Kokborok tei Hukumu Mission (KOHM) is a non-political, non-religious organization whose mission is to promote the development and preservation of Tripuri literature, culture, tradition, and its heritage.

== National ==
The members of the KOKBOROK TEI HUKUMU MISSION were invited as the Informant of the Kokborok for M.A. final year in 2003 for the Department of Linguistics, University of Delhi in New Delhi, India. There, the Kokborok was discussed at length and the department from remarked the Kokborok as one of the richest languages in the world.
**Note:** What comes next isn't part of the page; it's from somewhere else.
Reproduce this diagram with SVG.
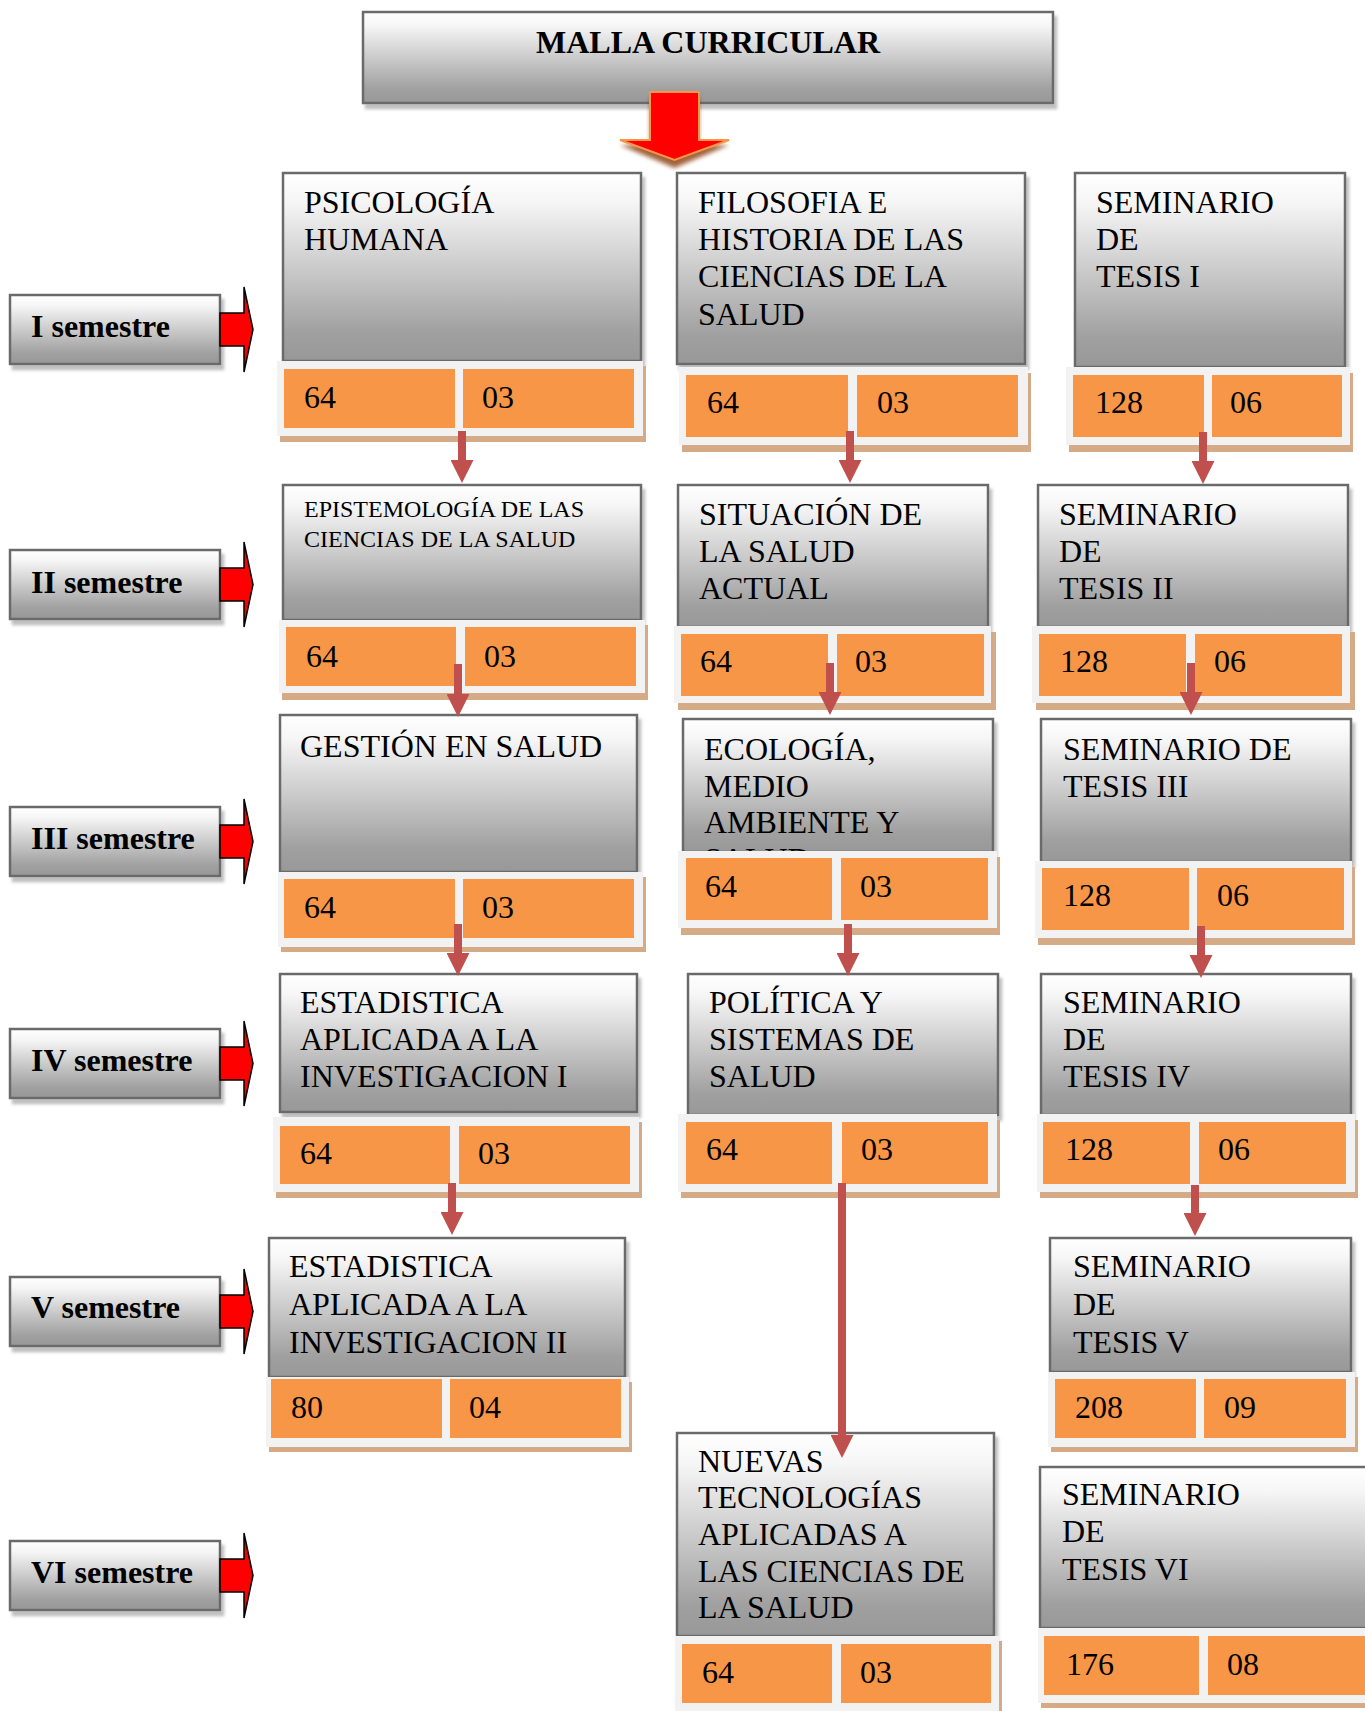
<svg xmlns="http://www.w3.org/2000/svg" width="1365" height="1711" viewBox="0 0 1365 1711">
<defs>
<linearGradient id="gr" x1="0" y1="0" x2="0" y2="1">
<stop offset="0" stop-color="#ffffff"/>
<stop offset="0.15" stop-color="#f6f6f6"/>
<stop offset="0.85" stop-color="#a0a0a0"/>
<stop offset="1" stop-color="#989898"/>
</linearGradient>
<filter id="sh" x="-5%" y="-5%" width="115%" height="120%">
<feDropShadow dx="3" dy="5" stdDeviation="1.5" flood-color="#000" flood-opacity="0.25"/>
</filter>
<filter id="bl" x="-20%" y="-20%" width="140%" height="140%">
<feGaussianBlur stdDeviation="2"/>
</filter>
<marker id="ah" viewBox="0 0 23 23" refX="0" refY="11.5" markerWidth="23" markerHeight="23" markerUnits="userSpaceOnUse" orient="auto">
<path d="M0,0 L23,11.5 L0,23 Z" fill="#C0504D"/>
</marker>
<style>
.box{fill:url(#gr);stroke:#6b6b6b;stroke-width:2.5;filter:url(#sh)}
.t{font-family:"Liberation Serif","Times New Roman",serif;font-size:32px;fill:#000}
.ts{font-family:"Liberation Serif","Times New Roman",serif;font-size:24px;fill:#000}
.b{font-family:"Liberation Serif","Times New Roman",serif;font-size:32px;font-weight:bold;fill:#000}
.band{fill:#f2f2f2}
.bsh{fill:#d5aa86}
.cell{fill:#F79646}
.sarr{fill:#ff0000;stroke:#000;stroke-width:1.5}
.con{stroke:#C0504D;stroke-width:8;fill:none;marker-end:url(#ah)}
</style>
</defs>
<rect width="1365" height="1711" fill="#ffffff"/>

<g id="title">
<rect x="363" y="12" width="690" height="91" class="box"/>
<text x="708" y="53" class="b" text-anchor="middle">MALLA CURRICULAR</text>
<path d="M650,97 L699,97 L699,145 L729,145 L674.5,168 L620,145 L650,145 Z" fill="#8a3c10" opacity="0.8" filter="url(#bl)"/>
<path d="M650,92 L699,92 L699,140 L729,140 L674.5,160 L620,140 L650,140 Z" fill="#ff0000" stroke="#F79646" stroke-width="2"/>
</g>

<g id="sem1">
<rect x="10" y="295" width="210" height="69" class="box"/>
<text x="31" y="337" class="b">I semestre</text>
<path d="M220,313 L244,313 L244,287 L253,329.5 L244,372 L244,346 L220,346 Z" class="sarr"/>
</g>
<g id="sem2">
<rect x="10" y="550" width="210" height="69" class="box"/>
<text x="31" y="593" class="b">II semestre</text>
<path d="M220,568 L244,568 L244,542 L253,584.5 L244,627 L244,601 L220,601 Z" class="sarr"/>
</g>
<g id="sem3">
<rect x="10" y="807" width="210" height="69" class="box"/>
<text x="31" y="849" class="b">III semestre</text>
<path d="M220,825 L244,825 L244,799 L253,841.5 L244,884 L244,858 L220,858 Z" class="sarr"/>
</g>
<g id="sem4">
<rect x="10" y="1029" width="210" height="69" class="box"/>
<text x="31" y="1071" class="b">IV semestre</text>
<path d="M220,1047 L244,1047 L244,1021 L253,1063.5 L244,1106 L244,1080 L220,1080 Z" class="sarr"/>
</g>
<g id="sem5">
<rect x="10" y="1277" width="210" height="69" class="box"/>
<text x="31" y="1318" class="b">V semestre</text>
<path d="M220,1295 L244,1295 L244,1269 L253,1311.5 L244,1354 L244,1328 L220,1328 Z" class="sarr"/>
</g>
<g id="sem6">
<rect x="10" y="1541" width="210" height="69" class="box"/>
<text x="31" y="1583" class="b">VI semestre</text>
<path d="M220,1559 L244,1559 L244,1533 L253,1575.5 L244,1618 L244,1592 L220,1592 Z" class="sarr"/>
</g>

<!-- Column 1 -->
<g id="psicologia">
<rect x="283" y="173" width="358" height="188" class="box"/>
<text x="304" y="213" class="t">PSICOLOGÍA</text>
<text x="304" y="250" class="t">HUMANA</text>
<rect x="280" y="366" width="366" height="76" class="bsh"/>
<rect x="277" y="361" width="366" height="75" class="band"/>
<rect x="284" y="369" width="171" height="59" class="cell"/>
<rect x="463" y="369" width="171" height="59" class="cell"/>
<text x="304" y="408" class="t">64</text>
<text x="482" y="408" class="t">03</text>
</g>
<g id="epistemologia">
<rect x="283" y="485" width="358" height="135" class="box"/>
<text x="304" y="517" class="ts">EPISTEMOLOGÍA DE LAS</text>
<text x="304" y="547" class="ts">CIENCIAS DE LA SALUD</text>
<rect x="282" y="625" width="366" height="75" class="bsh"/>
<rect x="279" y="620" width="366" height="73" class="band"/>
<rect x="286" y="627" width="170" height="59" class="cell"/>
<rect x="465" y="627" width="171" height="59" class="cell"/>
<text x="306" y="667" class="t">64</text>
<text x="484" y="667" class="t">03</text>
</g>
<g id="gestion">
<rect x="280" y="715" width="357" height="157" class="box"/>
<text x="300" y="757" class="t">GESTIÓN EN SALUD</text>
<rect x="281" y="877" width="365" height="75" class="bsh"/>
<rect x="278" y="872" width="365" height="75" class="band"/>
<rect x="284" y="879" width="171" height="59" class="cell"/>
<rect x="463" y="879" width="171" height="59" class="cell"/>
<text x="304" y="918" class="t">64</text>
<text x="482" y="918" class="t">03</text>
</g>
<g id="estadistica1">
<rect x="280" y="974" width="357" height="138" class="box"/>
<text x="300" y="1013" class="t">ESTADISTICA</text>
<text x="300" y="1050" class="t">APLICADA A LA</text>
<text x="300" y="1087" class="t">INVESTIGACION I</text>
<rect x="276" y="1122" width="366" height="76" class="bsh"/>
<rect x="273" y="1117" width="366" height="75" class="band"/>
<rect x="280" y="1126" width="170" height="58" class="cell"/>
<rect x="459" y="1126" width="171" height="58" class="cell"/>
<text x="300" y="1164" class="t">64</text>
<text x="478" y="1164" class="t">03</text>
</g>
<g id="estadistica2">
<rect x="269" y="1238" width="356" height="139" class="box"/>
<text x="289" y="1277" class="t">ESTADISTICA</text>
<text x="289" y="1315" class="t">APLICADA A LA</text>
<text x="289" y="1353" class="t">INVESTIGACION II</text>
<rect x="269" y="1382" width="363" height="70" class="bsh"/>
<rect x="266" y="1377" width="363" height="70" class="band"/>
<rect x="271" y="1379" width="171" height="59" class="cell"/>
<rect x="450" y="1379" width="171" height="59" class="cell"/>
<text x="291" y="1418" class="t">80</text>
<text x="469" y="1418" class="t">04</text>
</g>

<!-- Column 2 -->
<g id="filosofia">
<rect x="677" y="173" width="348" height="191" class="box"/>
<text x="698" y="213" class="t">FILOSOFIA E</text>
<text x="698" y="250" class="t">HISTORIA DE LAS</text>
<text x="698" y="287" class="t">CIENCIAS DE LA</text>
<text x="698" y="325" class="t">SALUD</text>
<rect x="682" y="373" width="349" height="79" class="bsh"/>
<rect x="679" y="367" width="349" height="78" class="band"/>
<rect x="686" y="375" width="162" height="62" class="cell"/>
<rect x="857" y="375" width="161" height="62" class="cell"/>
<text x="707" y="413" class="t">64</text>
<text x="877" y="413" class="t">03</text>
</g>
<g id="situacion">
<rect x="678" y="485" width="310" height="142" class="box"/>
<text x="699" y="525" class="t">SITUACIÓN DE</text>
<text x="699" y="562" class="t">LA SALUD</text>
<text x="699" y="599" class="t">ACTUAL</text>
<rect x="678" y="632" width="318" height="78" class="bsh"/>
<rect x="674" y="626" width="317" height="77" class="band"/>
<rect x="681" y="634" width="147" height="62" class="cell"/>
<rect x="837" y="634" width="147" height="62" class="cell"/>
<text x="700" y="672" class="t">64</text>
<text x="855" y="672" class="t">03</text>
</g>
<g id="ecologia">
<rect x="683" y="719" width="310" height="133" class="box"/>
<text x="704" y="760" class="t">ECOLOGÍA,</text>
<text x="704" y="797" class="t">MEDIO</text>
<text x="704" y="833" class="t">AMBIENTE Y</text>
<text x="704" y="870" class="t">SALUD</text>
<rect x="681" y="857" width="319" height="78" class="bsh"/>
<rect x="678" y="851" width="319" height="77" class="band"/>
<rect x="686" y="858" width="146" height="62" class="cell"/>
<rect x="841" y="858" width="147" height="62" class="cell"/>
<text x="705" y="897" class="t">64</text>
<text x="860" y="897" class="t">03</text>
</g>
<g id="politica">
<rect x="688" y="974" width="310" height="141" class="box"/>
<text x="709" y="1013" class="t">POLÍTICA Y</text>
<text x="709" y="1050" class="t">SISTEMAS DE</text>
<text x="709" y="1087" class="t">SALUD</text>
<rect x="681" y="1120" width="319" height="78" class="bsh"/>
<rect x="678" y="1114" width="319" height="78" class="band"/>
<rect x="686" y="1122" width="146" height="62" class="cell"/>
<rect x="842" y="1122" width="146" height="62" class="cell"/>
<text x="706" y="1160" class="t">64</text>
<text x="861" y="1160" class="t">03</text>
</g>
<g id="nuevas">
<rect x="677" y="1433" width="317" height="203" class="box"/>
<text x="698" y="1472" class="t">NUEVAS</text>
<text x="698" y="1508" class="t">TECNOLOGÍAS</text>
<text x="698" y="1545" class="t">APLICADAS A</text>
<text x="698" y="1582" class="t">LAS CIENCIAS DE</text>
<text x="698" y="1618" class="t">LA SALUD</text>
<rect x="678" y="1641" width="324" height="75" class="bsh"/>
<rect x="675" y="1636" width="324" height="75" class="band"/>
<rect x="682" y="1644" width="150" height="59" class="cell"/>
<rect x="841" y="1644" width="150" height="59" class="cell"/>
<text x="702" y="1683" class="t">64</text>
<text x="860" y="1683" class="t">03</text>
</g>

<!-- Column 3 -->
<g id="seminario1">
<rect x="1075" y="173" width="270" height="194" class="box"/>
<text x="1096" y="213" class="t">SEMINARIO</text>
<text x="1096" y="250" class="t">DE</text>
<text x="1096" y="287" class="t">TESIS I</text>
<rect x="1069" y="373" width="284" height="79" class="bsh"/>
<rect x="1066" y="367" width="284" height="78" class="band"/>
<rect x="1073" y="375" width="131" height="62" class="cell"/>
<rect x="1212" y="375" width="130" height="62" class="cell"/>
<text x="1095" y="413" class="t">128</text>
<text x="1230" y="413" class="t">06</text>
</g>
<g id="seminario2">
<rect x="1038" y="485" width="310" height="142" class="box"/>
<text x="1059" y="525" class="t">SEMINARIO</text>
<text x="1059" y="562" class="t">DE</text>
<text x="1059" y="599" class="t">TESIS II</text>
<rect x="1036" y="632" width="319" height="78" class="bsh"/>
<rect x="1032" y="626" width="318" height="77" class="band"/>
<rect x="1039" y="634" width="147" height="62" class="cell"/>
<rect x="1195" y="634" width="147" height="62" class="cell"/>
<text x="1060" y="672" class="t">128</text>
<text x="1214" y="672" class="t">06</text>
</g>
<g id="seminario3">
<rect x="1041" y="719" width="310" height="143" class="box"/>
<text x="1063" y="760" class="t">SEMINARIO DE</text>
<text x="1063" y="797" class="t">TESIS III</text>
<rect x="1038" y="867" width="317" height="78" class="bsh"/>
<rect x="1035" y="861" width="317" height="77" class="band"/>
<rect x="1042" y="868" width="147" height="62" class="cell"/>
<rect x="1197" y="868" width="147" height="62" class="cell"/>
<text x="1063" y="906" class="t">128</text>
<text x="1217" y="906" class="t">06</text>
</g>
<g id="seminario4">
<rect x="1041" y="974" width="310" height="141" class="box"/>
<text x="1063" y="1013" class="t">SEMINARIO</text>
<text x="1063" y="1050" class="t">DE</text>
<text x="1063" y="1087" class="t">TESIS IV</text>
<rect x="1040" y="1120" width="318" height="78" class="bsh"/>
<rect x="1037" y="1114" width="318" height="78" class="band"/>
<rect x="1043" y="1122" width="147" height="62" class="cell"/>
<rect x="1199" y="1122" width="147" height="62" class="cell"/>
<text x="1065" y="1160" class="t">128</text>
<text x="1218" y="1160" class="t">06</text>
</g>
<g id="seminario5">
<rect x="1050" y="1238" width="301" height="134" class="box"/>
<text x="1073" y="1277" class="t">SEMINARIO</text>
<text x="1073" y="1315" class="t">DE</text>
<text x="1073" y="1353" class="t">TESIS V</text>
<rect x="1051" y="1377" width="307" height="75" class="bsh"/>
<rect x="1048" y="1372" width="307" height="75" class="band"/>
<rect x="1055" y="1379" width="141" height="59" class="cell"/>
<rect x="1204" y="1379" width="142" height="59" class="cell"/>
<text x="1075" y="1418" class="t">208</text>
<text x="1224" y="1418" class="t">09</text>
</g>
<g id="seminario6">
<rect x="1040" y="1467" width="340" height="161" class="box"/>
<text x="1062" y="1505" class="t">SEMINARIO</text>
<text x="1062" y="1542" class="t">DE</text>
<text x="1062" y="1580" class="t">TESIS VI</text>
<rect x="1041" y="1633" width="340" height="75" class="bsh"/>
<rect x="1038" y="1628" width="340" height="75" class="band"/>
<rect x="1044" y="1636" width="155" height="59" class="cell"/>
<rect x="1208" y="1636" width="170" height="59" class="cell"/>
<text x="1066" y="1675" class="t">176</text>
<text x="1227" y="1675" class="t">08</text>
</g>

<g id="connectors">
<line x1="462" y1="431" x2="462" y2="460" class="con"/>
<line x1="458" y1="664" x2="458" y2="694" class="con"/>
<line x1="458" y1="924" x2="458" y2="953" class="con"/>
<line x1="452" y1="1183" x2="452" y2="1212" class="con"/>
<line x1="850" y1="431" x2="850" y2="460" class="con"/>
<line x1="830" y1="663" x2="830" y2="692" class="con"/>
<line x1="848" y1="924" x2="848" y2="953" class="con"/>
<line x1="842" y1="1183" x2="842" y2="1435" class="con"/>
<line x1="1203" y1="432" x2="1203" y2="461" class="con"/>
<line x1="1191" y1="663" x2="1191" y2="692" class="con"/>
<line x1="1201" y1="926" x2="1201" y2="955" class="con"/>
<line x1="1195" y1="1185" x2="1195" y2="1213" class="con"/>
</g>
</svg>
About 19 students from the countries of India, Sri Lanka, Bangladesh, Yemen, Thailand and Vietnam have attended classes there.

== Radio ==
The members of the KOKBOROK TEI HUKUMU MISSION have been conducting Kokborok programs in All India Radio, Agartala since April 1995.

== International ==
The KOKBOROK TEI HUKUMU MISSION has also stepped up in the international arena.

- Paper submitted in the 4th International Symposium on Languages and Linguistics, PAN-ASIATIC LINGUISTICS held on 8–10 January 1996 at Institute of Language and Culture for Rural Development, Mahidol University at Salaya, Bangkok, THAILAND. Paper entitled - THE KOKBOROK IS ONE OF THE RICH LANGUAGE IN THE WORLD.
- Paper submitted in the 5th International Symposium on Languages and Linguistics, PAN-ASIATIC LINGUISTICS held on 16–18 November 2000 AD organized by the Vietnam National University at Ho Chi Minh City, VIETNAM. Paper entitled - THE KOKBOROK IS THE LANGUAGE OF BOROK PEOPLE IN TWIPRA INDIA - A BRIEF OUTLINE.

==Major publications==
Simultaneously, the publication of Kokborok and other books has also occurred and about 36 titles have been published since its formation.

===Kokborok Dictionary===
KOHM is the publisher of the authoritative dictionary in the Kokborok language, compiled by Binoy Debbarma in two editions. Anglo-Kokborok-Bengali Dictionary (2nd edition with Bengali), 2002.